#### [WHAT THE TASK REQUIRES]
Carry none of the pictures over; write out the complete data exactly.

#### [RECORDS FOR PROCESSING]
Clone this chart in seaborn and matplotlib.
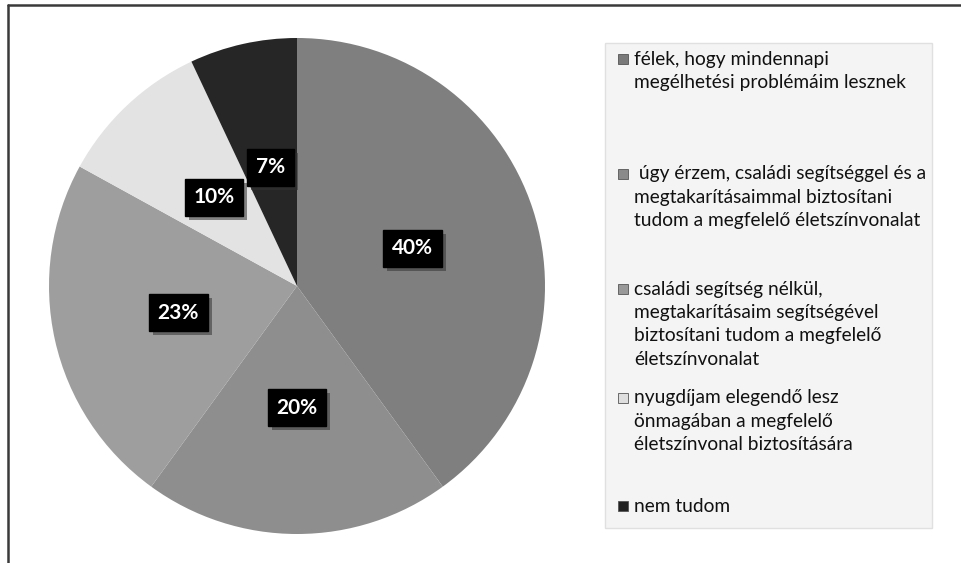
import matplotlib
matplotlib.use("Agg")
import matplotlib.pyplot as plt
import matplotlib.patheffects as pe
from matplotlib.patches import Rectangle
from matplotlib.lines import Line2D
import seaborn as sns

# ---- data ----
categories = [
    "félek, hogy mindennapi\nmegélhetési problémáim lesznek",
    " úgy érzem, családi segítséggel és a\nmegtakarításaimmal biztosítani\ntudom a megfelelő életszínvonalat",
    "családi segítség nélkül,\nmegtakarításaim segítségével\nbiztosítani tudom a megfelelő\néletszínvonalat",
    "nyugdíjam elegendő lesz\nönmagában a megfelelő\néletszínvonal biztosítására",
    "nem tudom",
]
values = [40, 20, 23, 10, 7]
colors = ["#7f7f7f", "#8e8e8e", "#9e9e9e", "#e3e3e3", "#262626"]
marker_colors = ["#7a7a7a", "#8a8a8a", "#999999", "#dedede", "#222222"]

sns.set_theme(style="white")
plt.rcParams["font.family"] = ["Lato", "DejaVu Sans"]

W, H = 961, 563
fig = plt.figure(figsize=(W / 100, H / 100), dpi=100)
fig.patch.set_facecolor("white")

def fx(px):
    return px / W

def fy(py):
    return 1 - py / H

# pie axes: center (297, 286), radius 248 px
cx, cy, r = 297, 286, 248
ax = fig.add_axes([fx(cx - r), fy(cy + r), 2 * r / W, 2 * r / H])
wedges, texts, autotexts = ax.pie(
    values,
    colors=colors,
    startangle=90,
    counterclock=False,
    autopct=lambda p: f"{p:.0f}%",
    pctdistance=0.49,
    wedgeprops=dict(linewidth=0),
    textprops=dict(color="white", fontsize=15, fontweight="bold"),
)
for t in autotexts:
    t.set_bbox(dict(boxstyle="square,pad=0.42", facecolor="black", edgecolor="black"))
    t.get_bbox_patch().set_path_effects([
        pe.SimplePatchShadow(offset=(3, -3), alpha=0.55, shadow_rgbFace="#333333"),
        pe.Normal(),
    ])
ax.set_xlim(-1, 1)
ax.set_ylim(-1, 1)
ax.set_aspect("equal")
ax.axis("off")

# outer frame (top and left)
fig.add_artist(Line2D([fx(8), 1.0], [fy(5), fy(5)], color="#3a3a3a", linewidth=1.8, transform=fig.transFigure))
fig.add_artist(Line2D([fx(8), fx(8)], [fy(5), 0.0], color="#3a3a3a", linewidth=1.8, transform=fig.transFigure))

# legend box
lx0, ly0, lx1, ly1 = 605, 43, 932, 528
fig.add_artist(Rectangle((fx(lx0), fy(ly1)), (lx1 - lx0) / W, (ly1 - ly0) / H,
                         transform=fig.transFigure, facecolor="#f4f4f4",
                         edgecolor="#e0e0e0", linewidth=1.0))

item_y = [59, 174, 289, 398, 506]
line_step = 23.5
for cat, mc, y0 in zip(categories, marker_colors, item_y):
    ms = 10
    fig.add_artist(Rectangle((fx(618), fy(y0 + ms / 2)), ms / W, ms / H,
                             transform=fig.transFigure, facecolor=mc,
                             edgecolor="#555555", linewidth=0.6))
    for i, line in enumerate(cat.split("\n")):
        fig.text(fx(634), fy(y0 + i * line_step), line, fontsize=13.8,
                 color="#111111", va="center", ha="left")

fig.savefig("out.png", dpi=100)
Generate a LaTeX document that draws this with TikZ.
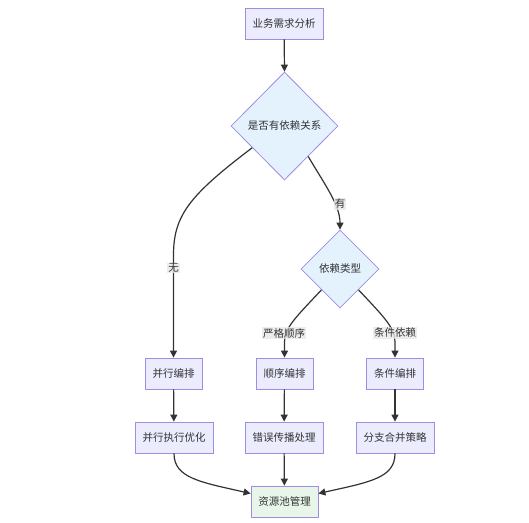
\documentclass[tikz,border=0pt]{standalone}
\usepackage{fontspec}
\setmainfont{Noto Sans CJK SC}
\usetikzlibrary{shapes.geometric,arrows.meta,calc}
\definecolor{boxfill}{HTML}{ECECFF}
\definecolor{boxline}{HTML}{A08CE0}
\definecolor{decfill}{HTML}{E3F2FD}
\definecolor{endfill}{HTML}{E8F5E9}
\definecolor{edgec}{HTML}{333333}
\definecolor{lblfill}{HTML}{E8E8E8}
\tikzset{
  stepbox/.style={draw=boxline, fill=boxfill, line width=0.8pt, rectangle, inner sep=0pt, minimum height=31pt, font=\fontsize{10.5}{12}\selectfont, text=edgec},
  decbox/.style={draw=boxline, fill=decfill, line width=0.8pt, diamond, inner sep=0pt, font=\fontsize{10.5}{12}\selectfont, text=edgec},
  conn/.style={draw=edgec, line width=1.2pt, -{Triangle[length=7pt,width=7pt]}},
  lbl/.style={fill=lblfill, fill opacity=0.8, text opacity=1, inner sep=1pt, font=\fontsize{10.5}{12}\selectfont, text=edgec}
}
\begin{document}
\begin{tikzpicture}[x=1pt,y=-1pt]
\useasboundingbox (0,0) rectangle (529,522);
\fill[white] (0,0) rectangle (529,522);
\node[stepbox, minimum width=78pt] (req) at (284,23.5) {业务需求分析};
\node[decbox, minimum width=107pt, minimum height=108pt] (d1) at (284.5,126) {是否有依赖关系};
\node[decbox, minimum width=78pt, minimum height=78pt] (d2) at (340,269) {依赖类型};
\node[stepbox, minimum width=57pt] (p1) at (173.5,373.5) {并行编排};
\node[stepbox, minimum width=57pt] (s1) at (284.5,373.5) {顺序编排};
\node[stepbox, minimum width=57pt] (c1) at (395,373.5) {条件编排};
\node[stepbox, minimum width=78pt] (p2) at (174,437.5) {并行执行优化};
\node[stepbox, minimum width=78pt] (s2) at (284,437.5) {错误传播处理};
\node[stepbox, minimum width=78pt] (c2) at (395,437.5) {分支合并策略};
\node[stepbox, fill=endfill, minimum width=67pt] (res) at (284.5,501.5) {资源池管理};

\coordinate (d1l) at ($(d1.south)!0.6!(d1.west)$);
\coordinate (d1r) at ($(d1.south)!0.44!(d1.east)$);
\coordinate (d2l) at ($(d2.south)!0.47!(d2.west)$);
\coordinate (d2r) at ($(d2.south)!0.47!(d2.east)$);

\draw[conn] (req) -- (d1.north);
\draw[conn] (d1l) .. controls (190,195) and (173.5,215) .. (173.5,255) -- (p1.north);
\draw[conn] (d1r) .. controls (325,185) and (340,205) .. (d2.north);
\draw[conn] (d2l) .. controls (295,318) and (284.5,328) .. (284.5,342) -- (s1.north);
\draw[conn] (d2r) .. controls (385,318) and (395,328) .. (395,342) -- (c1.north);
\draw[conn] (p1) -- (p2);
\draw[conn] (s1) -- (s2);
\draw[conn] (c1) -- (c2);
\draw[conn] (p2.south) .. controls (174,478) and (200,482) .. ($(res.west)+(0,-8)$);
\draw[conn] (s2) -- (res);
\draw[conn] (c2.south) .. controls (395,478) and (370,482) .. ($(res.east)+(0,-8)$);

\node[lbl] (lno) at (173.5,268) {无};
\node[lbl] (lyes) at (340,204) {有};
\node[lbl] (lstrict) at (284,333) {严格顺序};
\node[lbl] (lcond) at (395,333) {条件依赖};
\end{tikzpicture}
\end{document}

#### [RESPONSE FOR THIS EXERCISE]
Clone this chart in seaborn and matplotlib.
import matplotlib
matplotlib.use("Agg")
import matplotlib.pyplot as plt
import matplotlib.patheffects as pe
from matplotlib.patches import Rectangle
from matplotlib.lines import Line2D
import seaborn as sns

# ---- data ----
categories = [
    "félek, hogy mindennapi\nmegélhetési problémáim lesznek",
    " úgy érzem, családi segítséggel és a\nmegtakarításaimmal biztosítani\ntudom a megfelelő életszínvonalat",
    "családi segítség nélkül,\nmegtakarításaim segítségével\nbiztosítani tudom a megfelelő\néletszínvonalat",
    "nyugdíjam elegendő lesz\nönmagában a megfelelő\néletszínvonal biztosítására",
    "nem tudom",
]
values = [40, 20, 23, 10, 7]
colors = ["#7f7f7f", "#8e8e8e", "#9e9e9e", "#e3e3e3", "#262626"]
marker_colors = ["#7a7a7a", "#8a8a8a", "#999999", "#dedede", "#222222"]

sns.set_theme(style="white")
plt.rcParams["font.family"] = ["Lato", "DejaVu Sans"]

W, H = 961, 563
fig = plt.figure(figsize=(W / 100, H / 100), dpi=100)
fig.patch.set_facecolor("white")

def fx(px):
    return px / W

def fy(py):
    return 1 - py / H

# pie axes: center (297, 286), radius 248 px
cx, cy, r = 297, 286, 248
ax = fig.add_axes([fx(cx - r), fy(cy + r), 2 * r / W, 2 * r / H])
wedges, texts, autotexts = ax.pie(
    values,
    colors=colors,
    startangle=90,
    counterclock=False,
    autopct=lambda p: f"{p:.0f}%",
    pctdistance=0.49,
    wedgeprops=dict(linewidth=0),
    textprops=dict(color="white", fontsize=15, fontweight="bold"),
)
for t in autotexts:
    t.set_bbox(dict(boxstyle="square,pad=0.42", facecolor="black", edgecolor="black"))
    t.get_bbox_patch().set_path_effects([
        pe.SimplePatchShadow(offset=(3, -3), alpha=0.55, shadow_rgbFace="#333333"),
        pe.Normal(),
    ])
ax.set_xlim(-1, 1)
ax.set_ylim(-1, 1)
ax.set_aspect("equal")
ax.axis("off")

# outer frame (top and left)
fig.add_artist(Line2D([fx(8), 1.0], [fy(5), fy(5)], color="#3a3a3a", linewidth=1.8, transform=fig.transFigure))
fig.add_artist(Line2D([fx(8), fx(8)], [fy(5), 0.0], color="#3a3a3a", linewidth=1.8, transform=fig.transFigure))

# legend box
lx0, ly0, lx1, ly1 = 605, 43, 932, 528
fig.add_artist(Rectangle((fx(lx0), fy(ly1)), (lx1 - lx0) / W, (ly1 - ly0) / H,
                         transform=fig.transFigure, facecolor="#f4f4f4",
                         edgecolor="#e0e0e0", linewidth=1.0))

item_y = [59, 174, 289, 398, 506]
line_step = 23.5
for cat, mc, y0 in zip(categories, marker_colors, item_y):
    ms = 10
    fig.add_artist(Rectangle((fx(618), fy(y0 + ms / 2)), ms / W, ms / H,
                             transform=fig.transFigure, facecolor=mc,
                             edgecolor="#555555", linewidth=0.6))
    for i, line in enumerate(cat.split("\n")):
        fig.text(fx(634), fy(y0 + i * line_step), line, fontsize=13.8,
                 color="#111111", va="center", ha="left")

fig.savefig("out.png", dpi=100)
Generate a LaTeX document that draws this with TikZ.
\documentclass[tikz,border=0pt]{standalone}
\usepackage{fontspec}
\setmainfont{Noto Sans CJK SC}
\usetikzlibrary{shapes.geometric,arrows.meta,calc}
\definecolor{boxfill}{HTML}{ECECFF}
\definecolor{boxline}{HTML}{A08CE0}
\definecolor{decfill}{HTML}{E3F2FD}
\definecolor{endfill}{HTML}{E8F5E9}
\definecolor{edgec}{HTML}{333333}
\definecolor{lblfill}{HTML}{E8E8E8}
\tikzset{
  stepbox/.style={draw=boxline, fill=boxfill, line width=0.8pt, rectangle, inner sep=0pt, minimum height=31pt, font=\fontsize{10.5}{12}\selectfont, text=edgec},
  decbox/.style={draw=boxline, fill=decfill, line width=0.8pt, diamond, inner sep=0pt, font=\fontsize{10.5}{12}\selectfont, text=edgec},
  conn/.style={draw=edgec, line width=1.2pt, -{Triangle[length=7pt,width=7pt]}},
  lbl/.style={fill=lblfill, fill opacity=0.8, text opacity=1, inner sep=1pt, font=\fontsize{10.5}{12}\selectfont, text=edgec}
}
\begin{document}
\begin{tikzpicture}[x=1pt,y=-1pt]
\useasboundingbox (0,0) rectangle (529,522);
\fill[white] (0,0) rectangle (529,522);
\node[stepbox, minimum width=78pt] (req) at (284,23.5) {业务需求分析};
\node[decbox, minimum width=107pt, minimum height=108pt] (d1) at (284.5,126) {是否有依赖关系};
\node[decbox, minimum width=78pt, minimum height=78pt] (d2) at (340,269) {依赖类型};
\node[stepbox, minimum width=57pt] (p1) at (173.5,373.5) {并行编排};
\node[stepbox, minimum width=57pt] (s1) at (284.5,373.5) {顺序编排};
\node[stepbox, minimum width=57pt] (c1) at (395,373.5) {条件编排};
\node[stepbox, minimum width=78pt] (p2) at (174,437.5) {并行执行优化};
\node[stepbox, minimum width=78pt] (s2) at (284,437.5) {错误传播处理};
\node[stepbox, minimum width=78pt] (c2) at (395,437.5) {分支合并策略};
\node[stepbox, fill=endfill, minimum width=67pt] (res) at (284.5,501.5) {资源池管理};

\coordinate (d1l) at ($(d1.south)!0.6!(d1.west)$);
\coordinate (d1r) at ($(d1.south)!0.44!(d1.east)$);
\coordinate (d2l) at ($(d2.south)!0.47!(d2.west)$);
\coordinate (d2r) at ($(d2.south)!0.47!(d2.east)$);

\draw[conn] (req) -- (d1.north);
\draw[conn] (d1l) .. controls (190,195) and (173.5,215) .. (173.5,255) -- (p1.north);
\draw[conn] (d1r) .. controls (325,185) and (340,205) .. (d2.north);
\draw[conn] (d2l) .. controls (295,318) and (284.5,328) .. (284.5,342) -- (s1.north);
\draw[conn] (d2r) .. controls (385,318) and (395,328) .. (395,342) -- (c1.north);
\draw[conn] (p1) -- (p2);
\draw[conn] (s1) -- (s2);
\draw[conn] (c1) -- (c2);
\draw[conn] (p2.south) .. controls (174,478) and (200,482) .. ($(res.west)+(0,-8)$);
\draw[conn] (s2) -- (res);
\draw[conn] (c2.south) .. controls (395,478) and (370,482) .. ($(res.east)+(0,-8)$);

\node[lbl] (lno) at (173.5,268) {无};
\node[lbl] (lyes) at (340,204) {有};
\node[lbl] (lstrict) at (284,333) {严格顺序};
\node[lbl] (lcond) at (395,333) {条件依赖};
\end{tikzpicture}
\end{document}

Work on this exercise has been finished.